Individuals in their role as home buyers have also been providing strong support to economic growth. Residential investment has increased 9 percent in constant dollars during the past four quarters, and housing starts are at levels not seen since the middle years of the 1970s, when rates of household formation were boosted by baby boomers reaching home-buying age. There are few, if any, indications as yet that housing activity is cooling. But interest rates on 30-year fixed rate mortgage loans are now back to a little over 6 percent, and history suggests that these higher interest rates will produce a moderate decline in home sales and residential building in the months just ahead.
Other sectors of aggregate demand may, of course, help take up the slack created by developments affecting housing and consumer buying. But the latter two sectors constitute three-fourths of total GDP, and it would take a tremendous boom in other sectors to offset a slower pace in these two areas. Bottom line: real GDP growth would be unlikely to sustain the pace of the past year even if the Fed sat on its hands.
Slower GDP growth, however, might not suffice to dampen inflation pressures building in the pipeline. Yet the Fed's assessment is that "…the risks of price stability have moved into balance," which says that the policy officials regard the probability of a decline in inflation as equal to the chances of an increase. What accounts for their optimism? The May press release does not detail the reasons that undergird their thinking, but we can speculate.
First, crude oil prices have risen about $8.50 a barrel (a rise of 30 percent) over the past year. Crude oil prices may or may not go down from present levels, but it is unlikely that they will continue to rise at this past year's pace. Second, prices of basic commodities other than food and energy have increased nearly 50 percent in the past two years to record levels. These prices may also continue to increase, but continuation of the recent pace of advance seems improbable, particularly with China endeavoring to moderate its rate of economic expansion.
As Federal Reserve Governor Ben Bernanke stated in a recent speech, however, "The dominant fundamental factors influencing the inflation outlook are the ongoing resource slack and the remarkable rate of productivity growth." He dwelt at some length on the amount of slack in the labor market, noting that the payroll employment total in March was still below that of November 2001, the official recession trough. Indeed, payroll employment today is still more than 1.5 million below the peak of the previous business cycle. Bernanke also suggested that the 5.7 percent unemployment rate in March-itself above most estimates of the economy's full employment level-may understate the amount of slack in labor markets. That is true because measures such as the labor force participation rate (the proportion of the adult population working or seeking work) and the employment-population ratio suggest that many individuals have stopped looking for work because of weak labor demand. As job opportunities improve, labor force growth may accelerate, keeping unemployment at relatively high levels even as job gains strengthen from the average of the past several quarters.
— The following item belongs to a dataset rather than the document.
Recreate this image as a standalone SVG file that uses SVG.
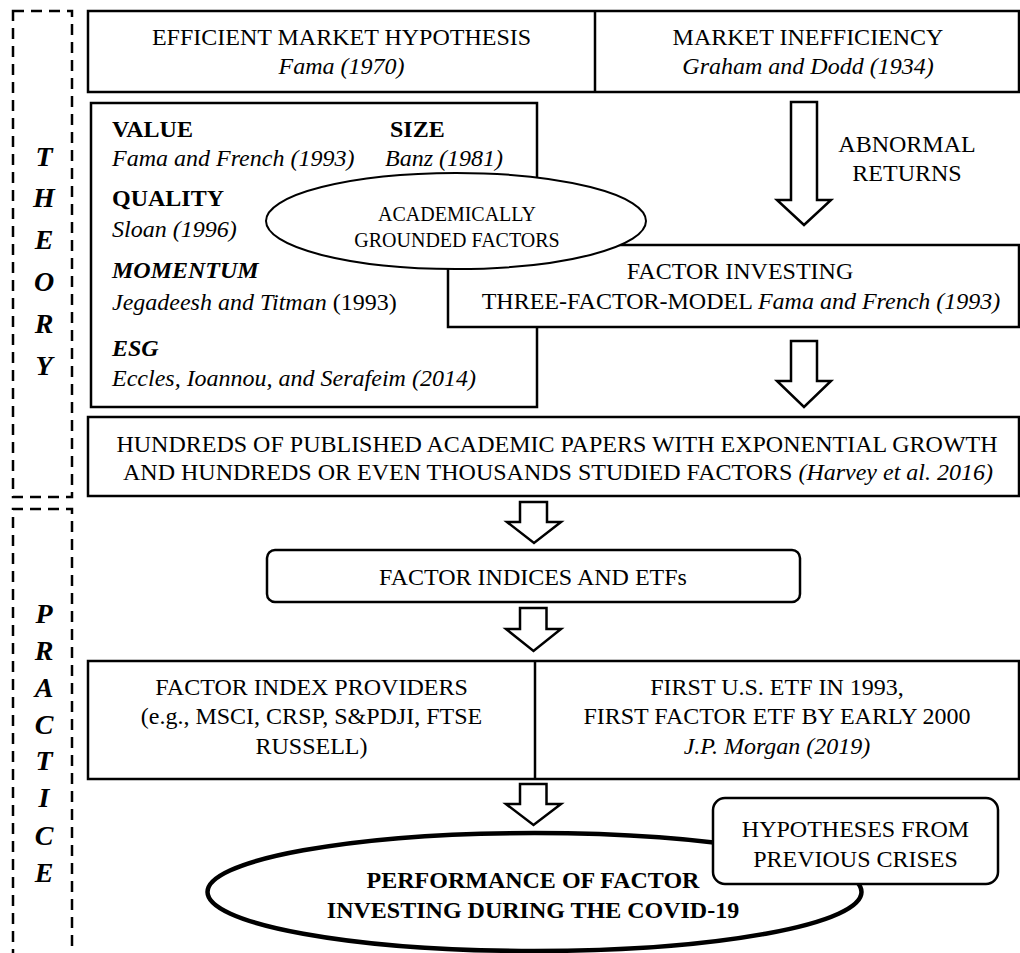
<svg xmlns="http://www.w3.org/2000/svg" width="1020" height="953" viewBox="0 0 1020 953">
<style>
text{font-family:"Liberation Serif","Times New Roman",serif;font-size:24px;fill:#000}
.c{text-anchor:middle}
.i{font-style:italic}
.b{font-weight:bold}
.bi{font-weight:bold;font-style:italic}
.box{fill:#fff;stroke:#000;stroke-width:2.5}
.dash{fill:none;stroke:#000;stroke-width:2.5;stroke-dasharray:11 7}
.arr{fill:#fff;stroke:#000;stroke-width:2.5;stroke-linejoin:miter}
.side{font-size:28px;font-weight:bold;font-style:italic;text-anchor:middle}
.s20{font-size:20px}
</style>
<rect width="1020" height="953" fill="#fff"/>

<g id="theory-band">
<path class="dash" d="M13,11 H72 V497 H13 Z"/>
<text class="side" x="44" y="166">T</text>
<text class="side" x="44" y="207">H</text>
<text class="side" x="44" y="249">E</text>
<text class="side" x="44" y="291">O</text>
<text class="side" x="44" y="333">R</text>
<text class="side" x="44" y="375">Y</text>
</g>

<g id="practice-band">
<path class="dash" d="M13,960 V509 H72 V960"/>
<text class="side" x="44" y="623">P</text>
<text class="side" x="44" y="660">R</text>
<text class="side" x="44" y="697">A</text>
<text class="side" x="44" y="734">C</text>
<text class="side" x="44" y="770">T</text>
<text class="side" x="44" y="807">I</text>
<text class="side" x="44" y="845">C</text>
<text class="side" x="44" y="882">E</text>
</g>

<g id="top-row">
<rect class="box" x="88" y="11" width="931" height="81"/>
<line x1="595" y1="11" x2="595" y2="92" stroke="#000" stroke-width="2.5"/>
<g id="emh">
<text class="c" x="341.5" y="45">EFFICIENT MARKET HYPOTHESIS</text>
<text class="c i" x="341.5" y="74">Fama (1970)</text>
</g>
<g id="inefficiency">
<text class="c" x="808" y="45">MARKET INEFFICIENCY</text>
<text class="c i" x="808" y="74">Graham and Dodd (1934)</text>
</g>
</g>

<g id="factors">
<rect class="box" x="91" y="103" width="446" height="304"/>
<text class="b" x="112" y="137">VALUE</text>
<text class="i" x="112" y="166">Fama and French (1993)</text>
<text class="b" x="390" y="137">SIZE</text>
<text class="i" x="385" y="166">Banz (1981)</text>
<text class="b" x="112" y="206">QUALITY</text>
<text class="i" x="112" y="237">Sloan (1996)</text>
<text class="bi" x="112" y="278">MOMENTUM</text>
<text x="112" y="310"><tspan class="i">Jegadeesh and Titman</tspan> (1993)</text>
<text class="bi" x="112" y="356">ESG</text>
<text class="i" x="112" y="386">Eccles, Ioannou, and Serafeim (2014)</text>
</g>

<g id="factor-investing">
<rect class="box" x="448" y="245" width="571" height="82"/>
<text class="c" x="740" y="279">FACTOR INVESTING</text>
<text class="c" x="741" y="309">THREE-FACTOR-MODEL <tspan class="i">Fama and French (1993)</tspan></text>
</g>

<g id="academic">
<ellipse cx="456" cy="221" rx="190" ry="48" fill="#fff" stroke="#000" stroke-width="2"/>
<text class="c s20" x="457" y="221">ACADEMICALLY</text>
<text class="c s20" x="457" y="247">GROUNDED FACTORS</text>
</g>

<g id="abnormal-label">
<text class="c" x="907" y="152">ABNORMAL</text>
<text class="c" x="907" y="181">RETURNS</text>
</g>

<g id="papers">
<rect class="box" x="88" y="417" width="931" height="79"/>
<text class="c" x="557" y="452">HUNDREDS OF PUBLISHED ACADEMIC PAPERS WITH EXPONENTIAL GROWTH</text>
<text class="c" x="558" y="480">AND HUNDREDS OR EVEN THOUSANDS STUDIED FACTORS <tspan class="i">(Harvey et al. 2016)</tspan></text>
</g>

<g id="indices">
<rect class="box" x="267" y="550" width="533" height="52" rx="8"/>
<text class="c" x="533" y="585">FACTOR INDICES AND ETFs</text>
</g>

<g id="providers-row">
<rect class="box" x="88" y="661" width="931" height="118"/>
<line x1="535" y1="661" x2="535" y2="779" stroke="#000" stroke-width="2.5"/>
<g id="providers">
<text class="c" x="311.5" y="695">FACTOR INDEX PROVIDERS</text>
<text class="c" x="311.5" y="724">(e.g., MSCI, CRSP, S&amp;PDJI, FTSE</text>
<text class="c" x="311.5" y="754">RUSSELL)</text>
</g>
<g id="first-etf">
<text class="c" x="777" y="695">FIRST U.S. ETF IN 1993,</text>
<text class="c" x="777" y="724">FIRST FACTOR ETF BY EARLY 2000</text>
<text class="c i" x="777" y="754">J.P. Morgan (2019)</text>
</g>
</g>

<g id="connectors">
<path class="arr" d="M791,102 H817 V200 H831 L804,225 L777,200 H791 Z"/>
<path class="arr" d="M791,341 H817 V381 H831 L804,407 L777,381 H791 Z"/>
<path class="arr" d="M520,502 H547 V522 H561 L534,543 L507,522 H520 Z"/>
<path class="arr" d="M520,608 H546.5 V629 H561 L533.5,651 L506,629 H520 Z"/>
<path class="arr" d="M520,784 H546.5 V804 H561 L533.5,825 L506,804 H520 Z"/>
</g>

<g id="covid">
<ellipse cx="534.5" cy="892" rx="327" ry="59" fill="#fff" stroke="#000" stroke-width="4.5"/>
<text class="c b" x="533" y="888">PERFORMANCE OF FACTOR</text>
<text class="c b" x="533" y="918">INVESTING DURING THE COVID-19</text>
</g>

<g id="hypotheses">
<rect class="box" x="713" y="798" width="285" height="86" rx="12"/>
<text class="c" x="855.5" y="837">HYPOTHESES FROM</text>
<text class="c" x="855.5" y="867">PREVIOUS CRISES</text>
</g>
</svg>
By far the most critical issue in the inflation outlook is the prospective growth of productivity. Strong productivity growth holds down inflation in two ways: directly by putting a cap on unit labor costs, and indirectly by moderating the amount of job creation and thus maintaining slack in labor markets. Over the past several years, productivity growth has been nothing short of phenomenal. Some slowing seems inevitable, and recent data suggest that slower growth is in process. Over the past two quarters, for example, productivity has risen at a 3 percent annual rate, compared with an increase of 5-1/4 percent during the previous year.
Our forecast assumes that productivity continues to advance at approximately a 3 percent annual rate. With that assumption, unit labor costs-which constitute two-thirds of business costs-are expected to rise by about 1 percent a year. Inflation would then remain moderate, with the PCE chain price index rising by 2 percent or less.
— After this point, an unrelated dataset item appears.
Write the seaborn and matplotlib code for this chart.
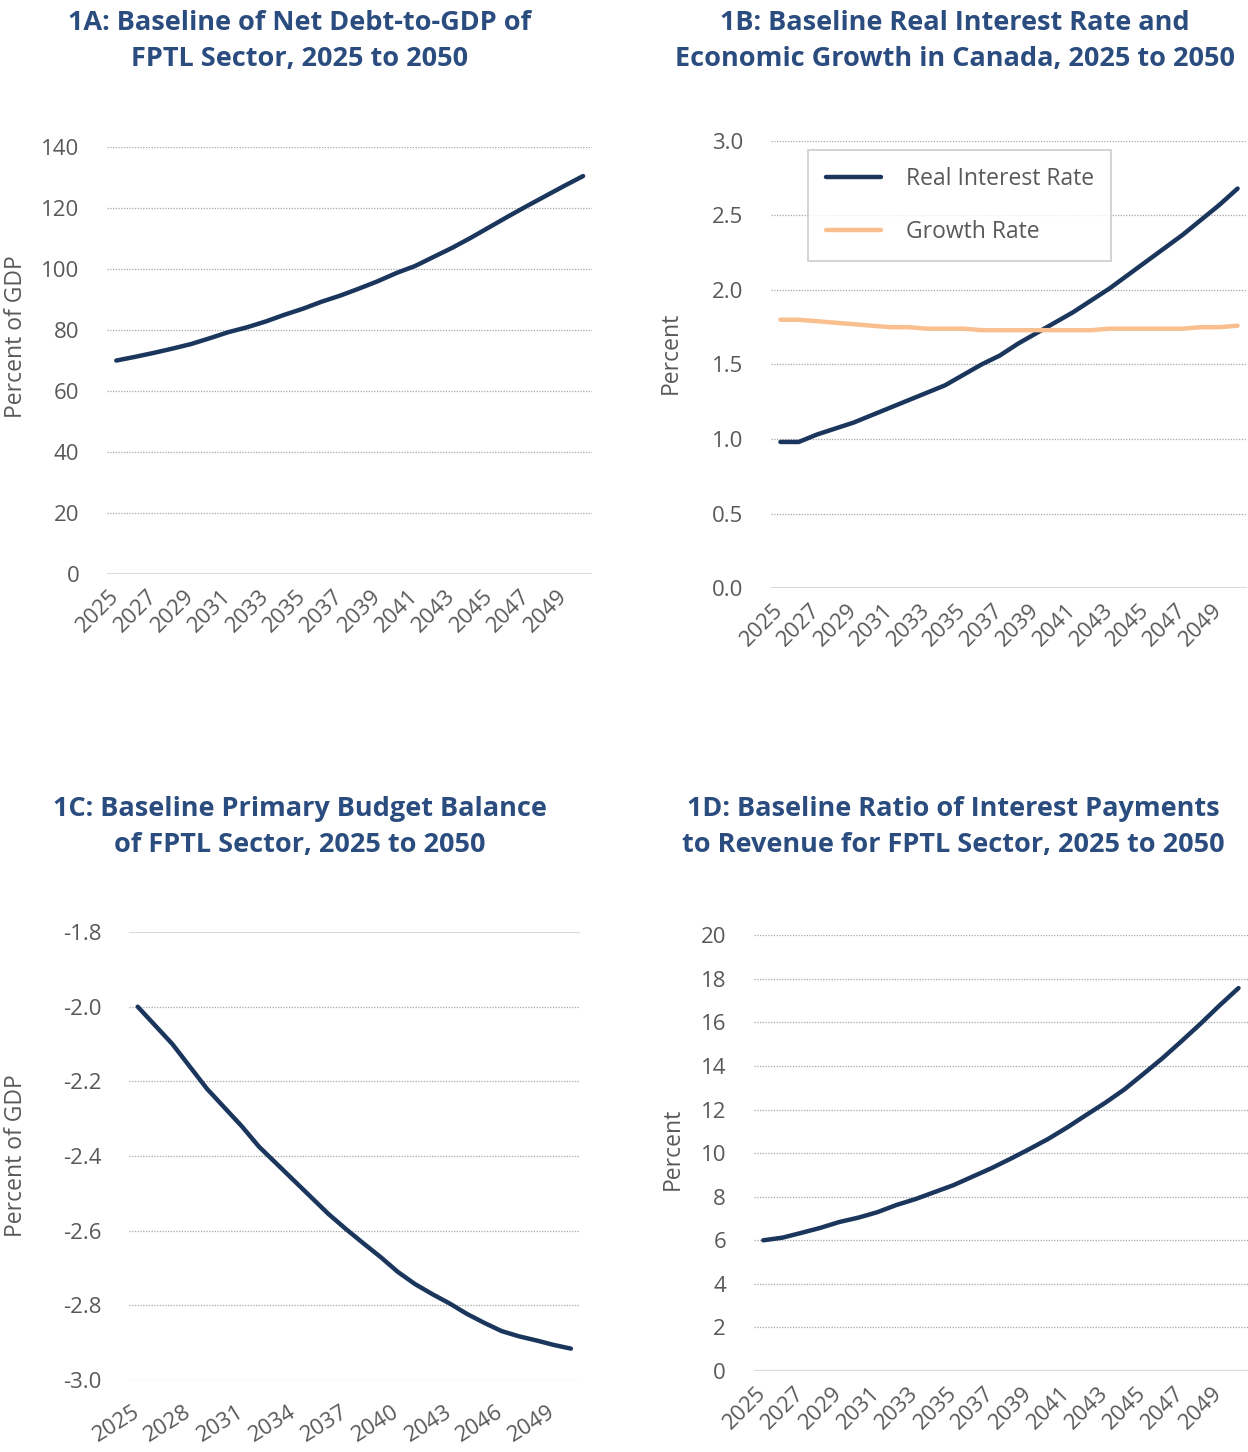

The productivity assumption is critical to this benign outcome for inflation. For example, if productivity growth were one percentage point less, the same growth rate of real GDP would, over a two-year period, create 2.5 million more jobs and lower the unemployment rate a full percentage point. Inflation would increase by a full percentage point, if not more.
We are optimistic that productivity growth will stay robust, and that assumption likely provides the principal basis for the Fed's optimistic views on the outlook for inflation. Accordingly, we anticipate a slow and gradual upward movement of short-term interest rates over the next year or two. We expect the Fed to raise the funds rate by 25 basis points at its late June meeting and another 25 basis points in August. By early next year, the funds rate is expected to be up one percentage point and moving progressively higher over the course of 2005. Long-term rates will move up somewhat also, but the yield curve is expected to flatten considerably.
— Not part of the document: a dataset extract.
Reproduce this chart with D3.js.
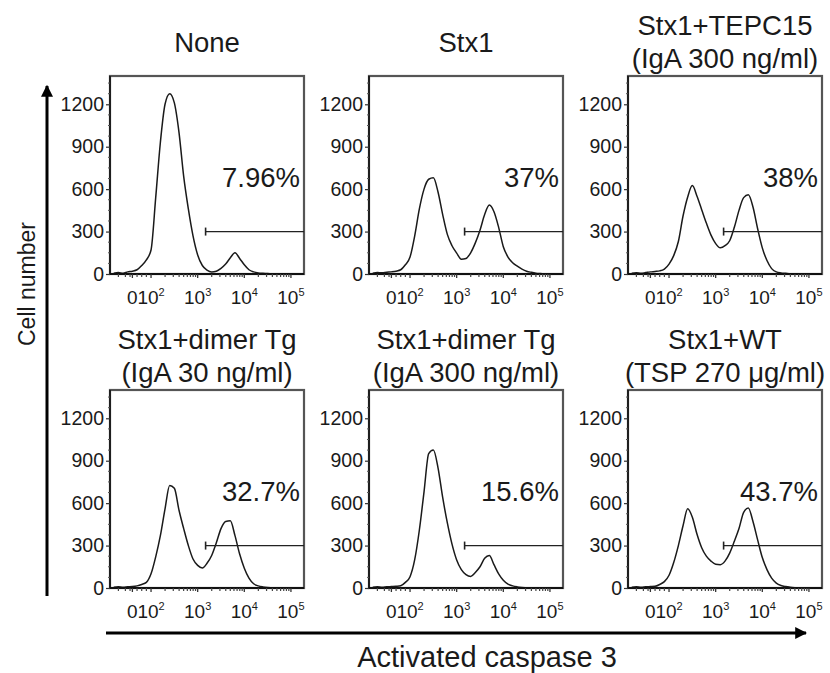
<!DOCTYPE html>
<html><head><meta charset="utf-8">
<script src="https://cdn.jsdelivr.net/npm/d3@7"></script>
<style>body{margin:0;background:#fff;} svg{display:block;font-family:"Liberation Sans",Arial,sans-serif;}</style>
</head><body><svg id="c" width="830" height="673"></svg>
<script>
// ---- data ----
const panelTitles = [["None"],["Stx1"],["Stx1+TEPC15","(IgA 300 ng/ml)"],["Stx1+dimer Tg","(IgA 30 ng/ml)"],["Stx1+dimer Tg","(IgA 300 ng/ml)"],["Stx1+WT","(TSP 270 μg/ml)"]];
const percentLabels = ["7.96%","37%","38%","32.7%","15.6%","43.7%"];
// fluorescence bins, in log10 display units
const logBins = [1.2,1.3,1.4,1.5,1.6,1.7,1.8,1.9,2.0,2.1,2.2,2.3,2.4,2.5,2.6,2.7,2.8,2.9,3.0,3.1,3.2,3.3,3.4,3.5,3.6,3.7,3.8,3.9,4.0,4.1,4.2,4.3,4.4,4.5,4.6,4.7,4.8,4.9,5.0,5.1,5.2];
const countsNone    = [5,10,5,15,20,30,60,100,170,540, 930,1200,1275,1210,1000,690,460,270,135,60, 28,15,20,40,70,115,150,110,65,30, 15,8,5,3,2,0,0,0,0,0, 0];
const countsStx1    = [5,10,8,12,15,20,30,65,120,270, 460,600,670,680,580,420,280,200,148,105, 110,150,220,310,420,487,440,330,193,120, 80,55,35,20,12,6,3,0,0,0, 0];
const countsTEPC15  = [5,8,5,10,15,18,22,35,70,130, 230,410,545,625,550,455,360,275,215,185, 200,235,330,450,540,560,474,320,185,95, 38,15,8,5,2,0,0,0,0,0, 0];
const countsDimer30 = [5,8,5,8,10,15,25,40,100,220, 370,560,725,705,550,420,300,205,160,142, 175,230,320,420,470,475,370,240,140,70, 30,15,8,4,2,0,0,0,0,0, 0];
const countsDimer300= [5,8,5,8,10,12,16,40,80,200, 410,680,950,975,850,640,460,310,198,130, 95,82,110,150,210,230,165,100,55,28, 15,8,4,2,0,0,0,0,0,0, 0];
const countsWT      = [5,8,5,8,10,12,25,45,90,180, 300,440,560,500,380,285,225,190,168,165, 190,247,330,420,535,565,470,340,215,130, 70,35,18,10,5,2,0,0,0,0, 0];
const panelCounts = [countsNone,countsStx1,countsTEPC15,countsDimer30,countsDimer300,countsWT];
const yTickValues = [0,300,600,900,1200];
const xTickValues = [1.6,2,3,4,5];
const xTickLabels = [["0",""],["10","2"],["10","3"],["10","4"],["10","5"]];
const gateStart = 3.17, gateLevel = 300;
const yAxisTitle = "Cell number", xAxisTitle = "Activated caspase 3";

// ---- layout ----
const svg = d3.select("#c");
const W = 194, H = 198;
const lefts = [110, 369, 628], tops = [76, 390];
const x = d3.scaleLinear().domain([1.12, 5.28]).range([0, W]);
const y = d3.scaleLinear().domain([0, 1400]).range([H, 0]);
const line = d3.line().x((d,i)=>x(logBins[i])).y(d=>y(d)).curve(d3.curveMonotoneX);
const minorX = [];
[2,3,4].forEach(dec=>[2,3,4,5,6,7,8,9].forEach(k=>minorX.push(dec+Math.log10(k))));
[1.3,1.45,1.55,1.7,1.8,1.9].forEach(v=>minorX.push(v));
const minorY = d3.range(75, 1400, 75).filter(v=>v%300!==0);

panelCounts.forEach((counts, p) => {
  const col = p % 3, row = Math.floor(p / 3);
  const g = svg.append("g").attr("transform", `translate(${lefts[col]},${tops[row]})`);
  // frame
  g.append("rect").attr("x",0).attr("y",0).attr("width",W).attr("height",H)
    .attr("fill","none").attr("stroke","#555").attr("stroke-width",2.2);
  // histogram
  g.append("path").datum(counts).attr("d", line).attr("fill","none")
    .attr("stroke","#1a1a1a").attr("stroke-width",1.5);
  // gate
  g.append("line").attr("x1",x(gateStart)).attr("x2",W).attr("y1",y(gateLevel)).attr("y2",y(gateLevel))
    .attr("stroke","#222").attr("stroke-width",1.3);
  g.append("line").attr("x1",x(gateStart)).attr("x2",x(gateStart)).attr("y1",y(gateLevel)-4).attr("y2",y(gateLevel)+4)
    .attr("stroke","#222").attr("stroke-width",1.6);
  // y axis
  const ya = g.append("g").call(d3.axisLeft(y).tickValues(yTickValues).tickSize(4).tickPadding(2).tickFormat(d3.format("d")));
  ya.select(".domain").attr("stroke","#111").attr("stroke-width",1.6).attr("d",`M0,${H}V0`);
  ya.selectAll("text").attr("font-size",19.5).attr("fill","#1a1a1a").attr("font-family","Liberation Sans, Arial, sans-serif");
  ya.selectAll(".tick line").attr("stroke","#333").attr("stroke-width",1.2);
  g.selectAll(".ymin").data(minorY).join("line").attr("class","ymin")
    .attr("x1",-2).attr("x2",0).attr("y1",d=>y(d)).attr("y2",d=>y(d)).attr("stroke","#555").attr("stroke-width",1);
  // x axis
  g.append("line").attr("x1",0).attr("x2",W).attr("y1",H).attr("y2",H).attr("stroke","#111").attr("stroke-width",1.8);
  g.selectAll(".xmin").data(minorX).join("line").attr("class","xmin")
    .attr("x1",d=>x(d)).attr("x2",d=>x(d)).attr("y1",H).attr("y2",H+3).attr("stroke","#444").attr("stroke-width",1.2);
  g.selectAll(".xmaj").data(xTickValues).join("line").attr("class","xmaj")
    .attr("x1",d=>x(d)).attr("x2",d=>x(d)).attr("y1",H).attr("y2",H+4).attr("stroke","#333").attr("stroke-width",1.3);
  const xl = g.selectAll(".xlab").data(xTickValues).join("text").attr("class","xlab")
    .attr("x",d=>x(d)).attr("y",H+30).attr("text-anchor","middle").attr("font-size",19).attr("fill","#1a1a1a");
  xl.each(function(d,i){
    const t = d3.select(this);
    t.append("tspan").text(xTickLabels[i][0]);
    if (xTickLabels[i][1]) t.append("tspan").attr("font-size",11).attr("dy",-8).text(xTickLabels[i][1]);
  });
  // percent
  g.append("text").attr("x",W-4).attr("y",y(615)).attr("text-anchor","end")
    .attr("font-size",27.5).attr("fill","#1a1a1a").text(percentLabels[p]);
  // title
  const lines = panelTitles[p];
  const cx = W/2;
  if (lines.length === 1) {
    g.append("text").attr("x",cx).attr("y",-24).attr("text-anchor","middle").attr("font-size",27.5).attr("fill","#1a1a1a").text(lines[0]);
  } else {
    g.append("text").attr("x",cx).attr("y",-41).attr("text-anchor","middle").attr("font-size",27.5).attr("fill","#1a1a1a").text(lines[0]);
    g.append("text").attr("x",cx).attr("y",-8).attr("text-anchor","middle").attr("font-size",27.5).attr("fill","#1a1a1a").text(lines[1]);
  }
});

// axis arrows
const defs = svg.append("defs");
defs.append("marker").attr("id","arr").attr("viewBox","0 0 10 10").attr("refX",9).attr("refY",5)
  .attr("markerWidth",4).attr("markerHeight",4).attr("orient","auto")
  .append("path").attr("d","M0,0L10,5L0,10Z").attr("fill","#000");
svg.append("line").attr("x1",47).attr("y1",596).attr("x2",47).attr("y2",86)
  .attr("stroke","#000").attr("stroke-width",3).attr("marker-end","url(#arr)");
svg.append("line").attr("x1",106).attr("y1",633).attr("x2",806).attr("y2",633)
  .attr("stroke","#000").attr("stroke-width",3).attr("marker-end","url(#arr)");
svg.append("text").attr("transform","translate(35,284) rotate(-90)").attr("text-anchor","middle")
  .attr("font-size",23).attr("fill","#1a1a1a").text(yAxisTitle);
svg.append("text").attr("x",487).attr("y",667).attr("text-anchor","middle")
  .attr("font-size",29).attr("fill","#1a1a1a").text(xAxisTitle);
</script></body></html>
Quite frankly, the outlook for productivity is highly uncertain. It could rise more slowly than we have assumed. Or it could rise faster. Federal Reserve officials are well aware of that. If productivity growth proves disappointingly slow, policy accommodation may have to be removed at something more than a "measured pace." We may be entirely sure of one thing: the Federal Reserve will not sit idly by and fritter away the hard won gains against inflation made in the past quarter century. If inflation pressures prove to be stronger than we expect, Federal Reserve policy will be adjusted accordingly.